Para sostener estos ajiacos ideológicos, el régimen de La Habana ha necesitado tanto controlar la lectura como la escritura. Aunque en ambos casos se han producido avances en Cuba, más allá de casos específicos, géneros mencionados y momentos históricos, aún el Gobierno cubano y los intelectuales que lo defienden fundamentan su política cultural en una administración territorial de la creación y en practicar una aduana ideológica, que permite pasar a unos y a otros no. Si bien lo no publicado en Cuba no puede considerarse sinónimo de lo no leído en la Isla, la presencia de libros, temas y autores marginados no es lo suficientemente fuerte como para romper la lógica de la exclusión.

En este sentido, Cuba entra a formar parte de otro mundo, en buena medida extraño a Occidente: una especie de África, donde al tiempo que existen las condiciones para la preservación de la especie hay una banda de forajidos disfrazados de guardianes de parque, que obedecen las órdenes del gran cazador. Aquí los intentos de desvalorizar el papel del intelectual son más graves por varias razones.

Mientras que, por una parte, las complejas relaciones de los escritores con el proceso revolucionario son aún motivo de disputa en la Isla y el exilio, existe una labor de borrón y cuenta nueva por parte del régimen de La Habana, que pretende diluir la necesidad de una orientación moral y cívica en el país.
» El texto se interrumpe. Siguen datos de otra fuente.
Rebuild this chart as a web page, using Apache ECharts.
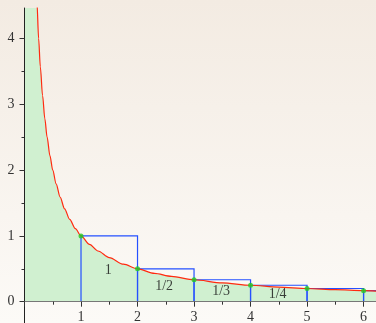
<!DOCTYPE html>
<html><head><meta charset="utf-8">
<script src="https://cdn.jsdelivr.net/npm/echarts@6/dist/echarts.min.js"></script>
<style>html,body{margin:0;padding:0;}#c{width:376px;height:323px;}</style>
</head><body><div id="c"></div>
<script>
// curve y = 1/x
var curveX = [0, 0.05, 0.1, 0.15, 0.2, 0.22, 0.25, 0.28, 0.32, 0.36, 0.4, 0.45, 0.5, 0.56, 0.63, 0.71, 0.8, 0.9, 1, 1.15, 1.3, 1.5, 1.75, 2, 2.3, 2.6, 3, 3.5, 4, 4.5, 5, 5.5, 6, 6.25];
var curveY = [20, 20, 10, 6.67, 5, 4.55, 4, 3.57, 3.13, 2.78, 2.5, 2.22, 2, 1.79, 1.59, 1.41, 1.25, 1.11, 1, 0.87, 0.77, 0.67, 0.57, 0.5, 0.43, 0.385, 0.333, 0.286, 0.25, 0.222, 0.2, 0.182, 0.167, 0.16];
// rectangles [n, n+1] with height 1/n
var rectLeft = [1, 2, 3, 4, 5, 6];
var rectHeight = [1, 0.5, 0.333, 0.25, 0.2, 0.1667];
// area labels
var areaLabels = ['1', '1/2', '1/3', '1/4'];
var labelX = [1.48, 2.47, 3.48, 4.48];
var labelY = [0.48, 0.24, 0.16, 0.115];
// y tick labels
var yTicks = [0, 1, 2, 3, 4];
var yMinor = [0.5, 1.5, 2.5, 3.5];

var curveData = curveX.map(function (x, i) { return [x, curveY[i]]; });
var lineData = curveData.slice(3);
var rectData = rectLeft.map(function (x, i) { return [x, rectHeight[i]]; });
var labelData = labelX.map(function (x, i) { return [x, labelY[i]]; });

var font = 'Liberation Serif';
var chart = echarts.init(document.getElementById('c'));
chart.setOption({
  animation: false,
  backgroundColor: {type: 'linear', x: 0, y: 0, x2: 0, y2: 1,
    colorStops: [{offset: 0, color: '#f3ebe2'}, {offset: 1, color: '#fcfaf7'}]},
  grid: {left: 24.5, right: 0, top: 8, bottom: 0, containLabel: false, outerBoundsMode: 'none'},
  xAxis: {
    type: 'value', min: 0, max: 6.22, interval: 1, position: 'bottom', offset: -21.3, z: 10,
    axisLine: {onZero: false, lineStyle: {color: '#777', width: 1}},
    axisTick: {length: 5, lineStyle: {color: '#333'}},
    minorTick: {show: true, splitNumber: 2, length: 3, lineStyle: {color: '#333'}},
    splitLine: {show: false},
    axisLabel: {showMinLabel: false, showMaxLabel: false, margin: 9, color: '#333', fontFamily: font, fontSize: 14}
  },
  yAxis: [{
    type: 'value', min: -0.324, max: 4.463, z: 10,
    axisLine: {show: true, onZero: false, lineStyle: {color: '#222', width: 1}},
    axisTick: {show: true, length: 5, customValues: yTicks, lineStyle: {color: '#333'}},
    splitLine: {show: false},
    axisLabel: {customValues: yTicks, margin: 10, color: '#333', fontFamily: font, fontSize: 14}
  }, {
    type: 'value', min: -0.324, max: 4.463, position: 'left',
    axisLine: {show: false, onZero: false},
    axisTick: {show: true, length: 3, customValues: yMinor, lineStyle: {color: '#333'}},
    splitLine: {show: false},
    axisLabel: {show: false}
  }],
  series: [{
    type: 'line', data: curveData, showSymbol: false, smooth: 0.3, smoothMonotone: 'x',
    lineStyle: {width: 0}, areaStyle: {color: '#d0f0d0', opacity: 1}, clip: true, z: 1
  }, {
    type: 'custom', data: rectData, clip: true, z: 2,
    renderItem: function (params, api) {
      var p0 = api.coord([api.value(0), api.value(1)]);
      var p1 = api.coord([api.value(0) + 1, 0]);
      return {type: 'polyline', shape: {points: [[p0[0], p1[1]], [p0[0], p0[1]], [p1[0], p0[1]], [p1[0], p1[1]]]},
        style: {fill: 'none', stroke: '#2550ff', lineWidth: 1.2}};
    }
  }, {
    type: 'line', data: lineData, showSymbol: false, smooth: 0.3, smoothMonotone: 'x',
    lineStyle: {width: 1.2, color: '#ff2a10'}, clip: true, z: 3
  }, {
    type: 'scatter', data: rectData, symbol: 'circle', symbolSize: 5,
    itemStyle: {color: '#22cc22'}, z: 4
  }, {
    type: 'scatter', data: labelData, symbolSize: 0, z: 5,
    label: {show: true, position: 'inside', color: '#111', fontFamily: font, fontSize: 14,
      formatter: function (p) { return areaLabels[p.dataIndex]; }}
  }]
});
</script>
</body></html>
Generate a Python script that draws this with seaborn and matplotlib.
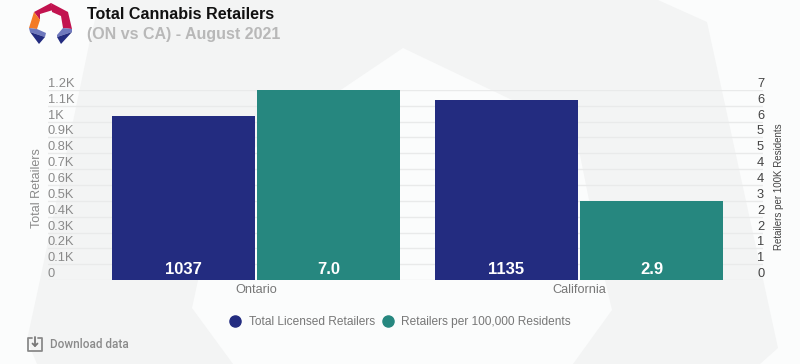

Se intenta una banalización de la censura: un ministro de cultura que exhibe una melena de antiguos rizos, conciertos de rock y rap, una estatua de John Lennon inaugurada a bombo y platillo, la aparición de obras prohibidas o de autores exiliados ya muertos.

Actos y gestos tardíos. Una política de jaulas con las puertas abiertas, pero con vigilantes en las cuatro esquinas. Zoológicos al aire libre para turistas. Como contrapartida, un esfuerzo sistemático por domesticar al grupo. Una táctica de no usar el látigo sino la zanahoria.

Porque a diferencia de Europa, donde la capacidad de influencia de la clase intelectual se vio disminuida a consecuencia de los cambios políticos y sociales —lo que ha beneficiado a gobernantes y empresarios—, en Cuba se asiste a una campaña gubernamental de sustituir la represión contra escritores y artistas, siempre que sea posible, por una permisividad controlada. Difieren las circunstancias, pero el objetivo es el mismo: limitar el poder de un grupo social.

Controlar a los intelectuales sigue siendo un interés del régimen cubano, y no desestima esfuerzos al respecto. El Gobierno de La Habana no se siente seguro. Entre sus temores se encuentra que en cualquier momento el intelectual diga: “A un lado camarada máuser”, y tome la palabra.